Throughout his 25 years in Congress, Herger has been a member of what’s called the Obscure Caucus, those backbenchers of both parties who vote the party line, rake in the corporate campaign contributions, and generally stay out of the limelight. Perhaps his greatest strengths have been in constituent service and his ability to recruit and keep excellent staff people. Those are important qualities, and Herger deserves recognition for them.
He’s also been someone who doesn’t let his feelings get in the way of his professionalism. We speak from experience. Although we have criticized him often, more than other journalists in the region, he has never reacted in a hostile manner or threatened not to talk with us in the future, and he’s always been cordial in person. We can’t say that about every politician.
And he’s had some successes locally. He himself cites the Herger-Feinstein Quincy Library Group Forest Recovery Act of 1998 that brokered a deal between environmentalists and loggers as his greatest accomplishment, and we agree.
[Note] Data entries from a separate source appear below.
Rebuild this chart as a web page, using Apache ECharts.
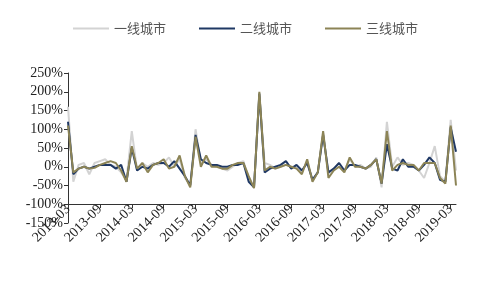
<!DOCTYPE html>
<html><head><meta charset="utf-8">
<script src="https://cdn.jsdelivr.net/npm/echarts@6/dist/echarts.min.js"></script>
<style>html,body{margin:0;padding:0;background:#fff}#c{width:491px;height:290px}</style>
</head><body><div id="c"></div>
<script>
var categories = [];
(function(){ for (var y = 2013, m = 3; !(y === 2019 && m === 5); ) { categories.push(y + '-' + (m < 10 ? '0' + m : m)); m++; if (m > 12) { m = 1; y++; } } })();
var seriesNames = ['一线城市', '二线城市', '三线城市'];
var tier1 = [160,-40,5,10,-20,10,15,20,5,0,-15,-35,95,-10,10,0,10,5,10,25,0,20,-30,-50,100,10,20,5,0,-5,-10,0,10,15,-30,-55,190,10,5,-5,0,5,0,0,-15,15,-35,-15,90,-20,-5,10,-10,20,0,5,-5,0,25,-55,120,0,25,5,10,5,-10,-30,10,55,-25,-40,125,-10];
var tier2 = [120,-20,-5,0,-5,0,5,5,5,-5,5,-40,50,-10,0,-5,5,10,10,0,15,-5,-25,-50,85,20,10,5,5,0,0,5,5,10,-40,-55,195,-15,-5,0,5,15,-5,5,-10,10,-35,-15,85,-15,-5,10,-10,5,5,0,-5,5,20,-45,60,-5,-10,20,0,0,-10,5,25,10,-35,-40,105,40];
var tier3 = [110,-15,-5,0,-5,-3,5,10,15,10,-10,-40,55,-5,10,-15,5,10,20,-5,0,30,-25,-55,80,0,30,0,0,-5,-5,5,10,10,-25,-57,200,-10,0,-5,0,5,0,-5,-20,20,-40,-15,95,-30,-10,0,-15,25,0,0,-5,5,20,-45,95,-10,5,10,5,5,-10,10,10,10,-30,-45,110,-50];
var yTicks = {min: -150, max: 250, interval: 50};
var colors = ['#d3d3d3', '#1f3864', '#8c8456'];

var chart = echarts.init(document.getElementById('c'), null, {renderer: 'canvas'});
var data = [tier1, tier2, tier3];
chart.setOption({
  animation: false,
  color: colors,
  legend: {
    top: 17, left: 'center', itemGap: 33, itemWidth: 36, itemHeight: 2, icon: 'rect',
    textStyle: {fontFamily: 'Noto Sans CJK SC', fontSize: 13, color: '#555'},
    data: seriesNames
  },
  grid: {left: 68, right: 35, top: 73, bottom: 67, containLabel: false},
  xAxis: {
    type: 'category', data: categories, boundaryGap: false, offset: -19,
    axisLine: {onZero: false, lineStyle: {color: '#333', width: 1}},
    axisTick: {interval: 5, length: 4, inside: false, lineStyle: {color: '#333'}},
    axisLabel: {interval: 5, rotate: 45, fontFamily: 'Liberation Serif', fontSize: 14, color: '#222', margin: 3},
    splitLine: {show: false}
  },
  yAxis: {
    type: 'value', min: yTicks.min, max: yTicks.max, interval: yTicks.interval,
    axisLine: {show: true, lineStyle: {color: '#333'}},
    axisTick: {show: true, length: 4, lineStyle: {color: '#333'}},
    axisLabel: {formatter: function(v){ return v + '%'; }, fontFamily: 'Liberation Serif', fontSize: 14, color: '#222', margin: 5},
    splitLine: {show: false}
  },
  series: data.map(function(d, i){
    return {name: seriesNames[i], type: 'line', data: d, symbol: 'none', smooth: false,
      lineStyle: {width: 2, color: colors[i]}, itemStyle: {color: colors[i]}, z: 2 + i};
  })
});
</script></body></html>
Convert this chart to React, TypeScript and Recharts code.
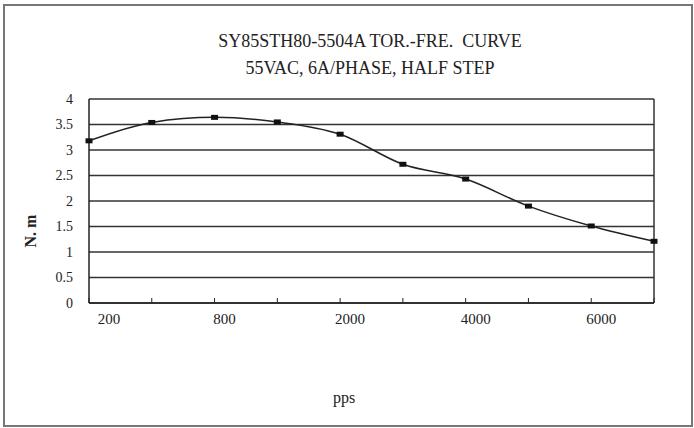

But he’s also been a big supporter of Beale Air Force Base, a major local employer, and has worked—not always successfully—to improve the condition of local levees.
But we won’t miss his diatribes about the Affordable Care Act (“a government takeover!”), his effort to defund Planned Parenthood and NPR, his willingness to destroy the full faith and credit of the U.S. government in the debt-ceiling debacle, his efforts to hamstring the EPA’s ability to update the Clean Air Act, his fatuous crusade to pass a balanced-budget amendment, his uncritical support of bottomless military funding, and his cheerleading for our misbegotten adventures in Iraq and Afghanistan.
Herger has long been a friend to corporate big-wigs of various stripes, especially oil magnates and insurance honchos, all of them major campaign donors. And, as friendly and folksy as he is during his (increasingly rare) visits to his high-unemployment, high-poverty district, his votes consistently have favored the rich and powerful. That’s why he’s earned a 100 percent rating from Americans for Prosperity, the anti-regulation political-advocacy group funded by the super-wealthy, climate-change-denying oil-and-gas barons the Koch brothers.
Herger has endorsed state Sen. Doug LaMalfa, a Richvale rice farmer, to succeed him in the newly drawn District 1. That gives LaMalfa a big leg up on other candidates in the heavily Republican district. Like Herger, LaMalfa is a personable and professional politician who understands the importance of constituent service. However, if his record in Sacramento is any indication, he’ll be as doctrinaire as Herger has been in the current, highly polarized Congress. And that means he will support policies and positions that, if enacted, would be harmful to the people of this district.
We look forward to LaMalfa’s clash with Jim Reed, the Democrat who opposed Herger in 2010, got 43 percent of the vote and is running again. Perhaps, when LaMalfa is confronted by an experienced campaigner with views dissimilar to his own, we’ll find out whether he is more than Herger light.